2022 Reading List
I’m frequently asked what resources I’ve found most useful on my learning journey. Here are my recommendations for both technical and non-technical people who want to improve organizational outcomes. These are in no particular order.
Engineering the Digital Transformation: (Everyone) The hardest part of organizational improvement is getting alignment on goals. Gary Gruver’s book and related training are excellent for this. Gary has a no-nonsense style of communicating how to improve the flow delivery and relentlessly improve quality processes in multiple contexts. He manages to do this in ways that everyone, no matter how technical, can understand. This is critical for establishing a baseline understanding so everyone can work towards common goals.
Modern Software Engineering: (Developers) From Dave Farley, one of the authors of Continuous Delivery, comes a concise guide to what it means to be a modern software engineer and how to approach the work with a real scientific and professional mindset. This book is the book I’ve needed for years. Not only does it have some really useful information on how to design systems that are optimized for testability and feedback, but it also focuses on the mindset required to really deliver valuable solutions. It should be required reading for everyone aspiring to call themselves a Software Engineer.
Continuous Delivery on YouTube: (Developers) Just put this on auto-play while you’re working. So much good information for free covering every topic related to development.
Sooner, Safer, Happier: (Leadership) Jonathan Smart points out the patterns and anti-patterns for organizational improvement. With decades of personal experience with success and failure, Jon knows what he’s talking about. This should be required reading for anyone wanting to improve their organization.
Making Work Visible: (Everyone) Dominica DeGrandis explains how to optimize workflow for both yourself and your team. She explains the power of limiting work in progress to drive things to completion. Do you feel overwhelmed, overloaded with work, and yet nothing is really getting done? Read Dominica’s book. More “no” and less WIP!
Team Topologies: (Everyone) In 1967 Melvin Conway stated “Any organization that designs a system (defined broadly) will produce a design whose structure is a copy of the organization’s communication structure.” In Team Topologies, Matt Skelton and Manuel Pais show useful patterns for organizing teams efficiently to improve the flow of information and delivery. I was reading their blog before the book came out and was very excited to meet them at the book signing to thank them for all of their work. This is a must-read before planning your next reorg.

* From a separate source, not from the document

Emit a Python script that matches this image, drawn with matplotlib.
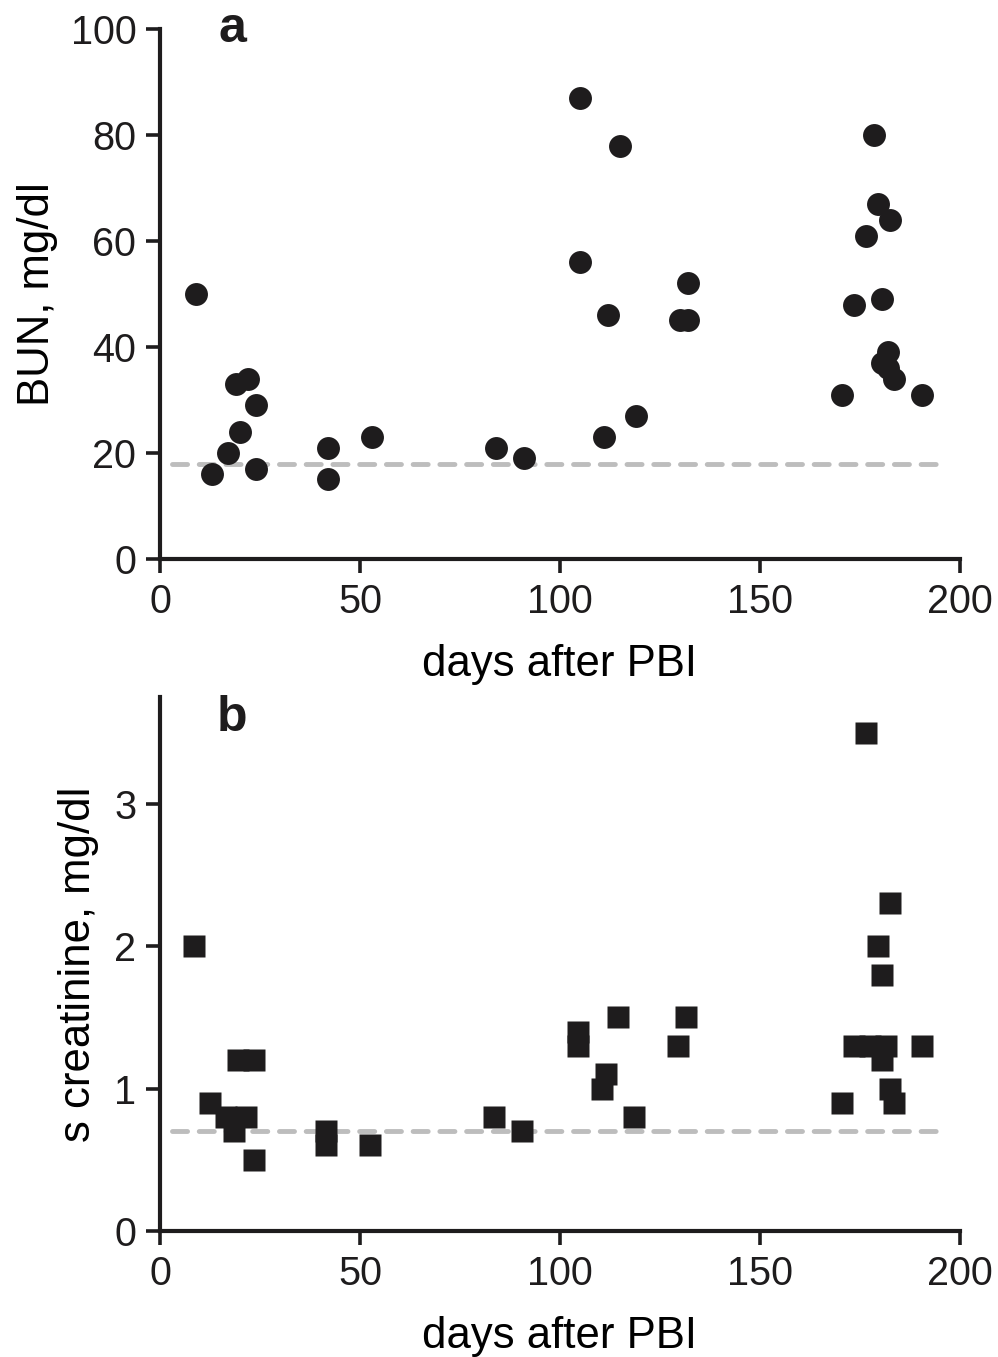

Implementing Domain-Driven Design: (Everyone) Don’t build a single microservice or plan any large organization or architectural refactoring without reading Vern Vaugn’s book. This not only covers tactical, code-level DDD but also discusses the broader strategic organizational implications and design patterns.
Software Engineering at Google: (Everyone) Tones of lessons learned by Google on what works and doesn’t work when delivering value. This is a big, dense book and the valuable insights start immediately.
What books have you found most useful on your journey?
Written on December 30, 2021 by Bryan Finster.